L'astuce avec les yachts est ailleurs. Représentant un investissement considérable - compter entre 15 millions d'euros et plusieurs centaines de millions pour un superyacht (navire de plaisance de plus de 24 mètres), les acheter via des sociétés off-shore situées dans des paradis fiscaux permet de dissimuler le nom des bénéficiaires de ces sociétés, donc le patrimoine qu'ils constituent. C'est un moyen d'évasion fiscale et parfois de blanchissement d'argent.

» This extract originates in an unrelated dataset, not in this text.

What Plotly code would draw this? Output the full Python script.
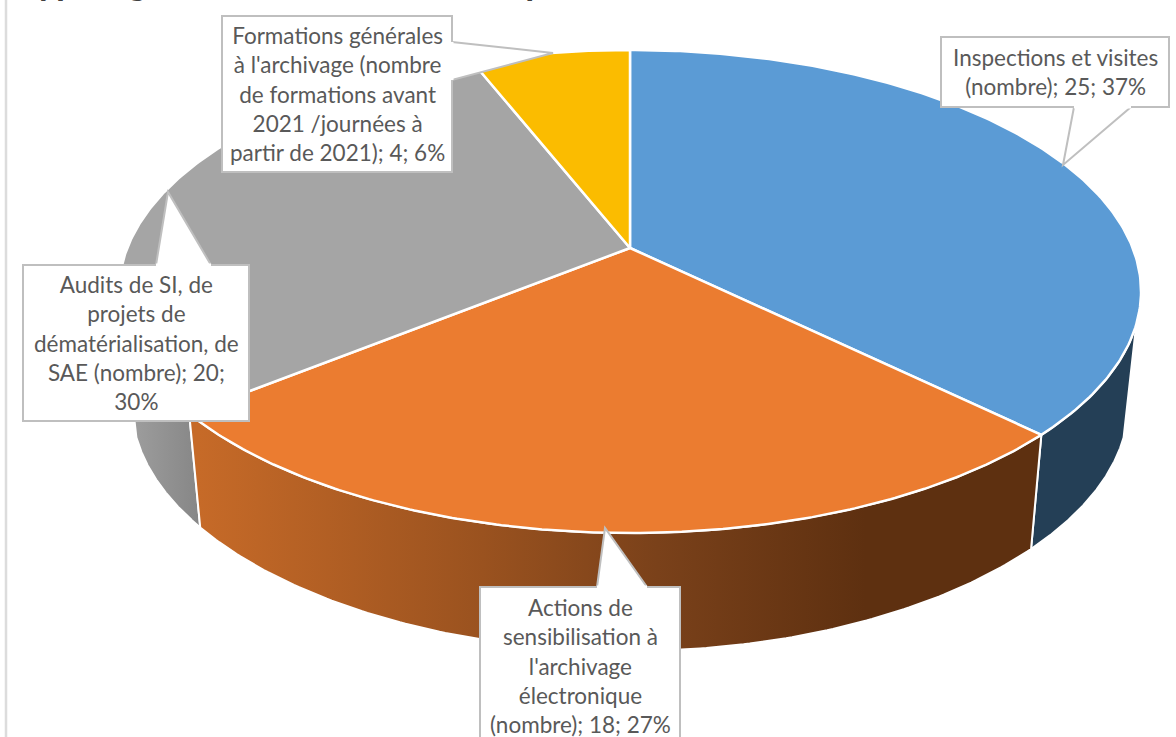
import numpy as np
import plotly.graph_objects as go

categories = [
    "Inspections et visites (nombre)",
    "Actions de sensibilisation à l'archivage électronique (nombre)",
    "Audits de SI, de projets de dématérialisation, de SAE (nombre)",
    "Formations générales à l'archivage (nombre de formations avant 2021 /journées à partir de 2021)",
]
values = [25, 18, 20, 4]
percents = [37, 27, 30, 6]
top_colors = ["#5B9BD5", "#EB7C30", "#A5A5A5", "#FBBC00"]
label_lines = [
    ["Inspections et visites", "(nombre); 25; 37%"],
    ["Actions de", "sensibilisation à", "l'archivage", "électronique", "(nombre); 18; 27%"],
    ["Audits de SI, de", "projets de", "dématérialisation, de", "SAE (nombre); 20;", "30%"],
    ["Formations générales", "à l'archivage (nombre", "de formations avant", "2021 /journées à", "partir de 2021); 4; 6%"],
]
title_text = "Typologie des actions réalisées par an"

W, H = 1176, 737
CX, CY, RX, RY, K = 630.0, 248.0, 502.7, 233.7, 0.18
DEPTH, DEPTH_FRONT, SHRINK = 113.0, 5.0, 0.975
SILHOUETTE = np.radians(108)


def top(theta):
    u, v = np.sin(theta), np.cos(theta)
    w = 1 + K * v
    return CX + RX * u / w, CY - RY * v / w


def bottom(theta):
    x, y = top(theta)
    return CX + SHRINK * (x - CX), y + DEPTH + DEPTH_FRONT * np.cos(theta) ** 4


fracs = np.cumsum([0] + values) / sum(values) * 2 * np.pi
fig = go.Figure()


def side(a, b, **kw):
    t = np.linspace(a, b, 160)
    xt, yt = top(t)
    xb, yb = bottom(t[::-1])
    fig.add_trace(go.Scatter(
        x=np.r_[xt, xb, xt[0]], y=np.r_[yt, yb, yt[0]], mode="lines", fill="toself",
        line=dict(color="white", width=2), hoverinfo="skip", showlegend=False, **kw))


# visible side walls, between the pie's silhouette tangents
side(fracs[2], 2 * np.pi - SILHOUETTE,
     fillgradient=dict(type="horizontal", start=119, stop=200,
                       colorscale=[[0, "#A2A2A2"], [1, "#868686"]]))
side(SILHOUETTE, fracs[1], fillcolor="#243F56")
side(fracs[1], fracs[2],
     fillgradient=dict(type="horizontal", start=199, stop=1032,
                       colorscale=[[0, "#C66A28"], [0.34, "#9A521F"], [0.55, "#7A411A"],
                                   [0.8, "#5E3010"], [1, "#5E3010"]]))

for i, c in enumerate(categories):
    t = np.linspace(fracs[i], fracs[i + 1], 200)
    xt, yt = top(t)
    fig.add_trace(go.Scatter(
        x=np.r_[CX, xt, CX], y=np.r_[CY, yt, CY], mode="lines", fill="toself",
        fillcolor=top_colors[i], line=dict(color="white", width=2.5),
        name=c, text=f"{c}; {values[i]}; {percents[i]}%", hoverinfo="text", showlegend=False))

# callouts: (box left, top, right, bottom), tail outline
boxes = [
    ((941, 37, 1169, 107), "M1074,107 L1063,165 L1131,107"),
    ((480, 587, 680, 745), "M597,587 L605,528 L647,587"),
    ((23, 265, 249, 421), "M156,265 L168,192 L211,265"),
    ((222, 16, 452, 172), "M452,42 L553,53 L452,80"),
]
shapes = [dict(type="line", x0=6, x1=6, y0=0, y1=H, line=dict(color="#DCDCDC", width=2.5), layer="below")]
annotations = []
for (l, t_, r, b), tail in boxes:
    path = f"M{l},{t_} L{r},{t_} L{r},{b} L{l},{b} Z"
    shapes.append(dict(type="path", path=path, fillcolor="white", line=dict(color="#BFBFBF", width=2)))
    close = tail.replace("M", "").replace("L", "").split()
    shapes.append(dict(type="path", path=tail + " Z", fillcolor="white", line=dict(color="#BFBFBF", width=2)))
    # hide the base of the tail so box and tail read as one outline
    p0, p2 = close[0].split(","), close[2].split(",")
    shapes.append(dict(type="line", x0=float(p0[0]), y0=float(p0[1]), x1=float(p2[0]), y1=float(p2[1]),
                       line=dict(color="white", width=3)))

centers = [(1055, 72), (580, 666), (136, 343), (337, 94)]
for lines, (x, y) in zip(label_lines, centers):
    annotations.append(dict(x=x, y=y, xref="x", yref="y", text="<br>".join(lines), showarrow=False,
                            align="center", font=dict(family="Lato", size=22.5, color="#595959")))
annotations.append(dict(x=16, y=5, xref="x", yref="y", xanchor="left", yanchor="bottom",
                        text=f"<b>{title_text}</b>", showarrow=False,
                        font=dict(family="Lato", size=36.5, color="#404040")))

fig.update_layout(
    width=W, height=H, margin=dict(l=0, r=0, t=0, b=0), autosize=False,
    paper_bgcolor="white", plot_bgcolor="white", showlegend=False,
    xaxis=dict(range=[0, W], visible=False, fixedrange=True),
    yaxis=dict(range=[H, 0], visible=False, fixedrange=True),
    shapes=shapes, annotations=annotations,
)
fig.write_html("out.html", post_script="document.body.style.margin='0';document.body.style.overflow='hidden';",
               config=dict(displayModeBar=False))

Cela dit, c'est de moins en moins le cas, car la tendance chez les super riches ayant les moyens de s'offrir ce gens de joujou est soit de les revendre pour louer, ou bien de les sortir de l'exploitation commerciale et de payer l'ensemble des taxes. Les Yachts sont devenus moins intéressants quant à la préservation d'un capital, coûtent plus cher à opérer et maintenir, et leur gestion, dès qu'on passe dans les surperyachts surtout ceux bénéficiant d'une classification et les mégayatchs, est aussi lourde que complexe.
Une chose dont Cash investigation ne parle pas: les très nombreux emplois induit par cette industrie de luxe qu'est le Yachting. Pas seulement les équipage. Le "refiting" (modernisation, gros entretien et réfection des intérieurs) des yatchs est ce qui a sauvé les chantiers de La Ciotat (1200 employés + les soustraitants), aujourd'hui numéro 1 mondial du secteur. Et puis la maintenance technique (moteurs, plomberie, électricité, électronique etc.) l'avitaillement, la sanitation (récupération et traitement des ordures, des eaux grise et des eaux noires puisque rien ne peut être déversé en Méditerranée), les services portuaires etc.
Que Cash investigation s'insurge que les riches aient des vacances de riches tout son saoul : rien de nouveau sous le soleil. En revanche, dire qu'il existe en l'espèce des dispositifs conçus spécialement pour les riches est faux. Les riches bénéficient exactement du même traitement que les non-riches en matière de transport maritîme international. Cash investigation ne fait donc pas du journalisme, juste du sensationnalisme.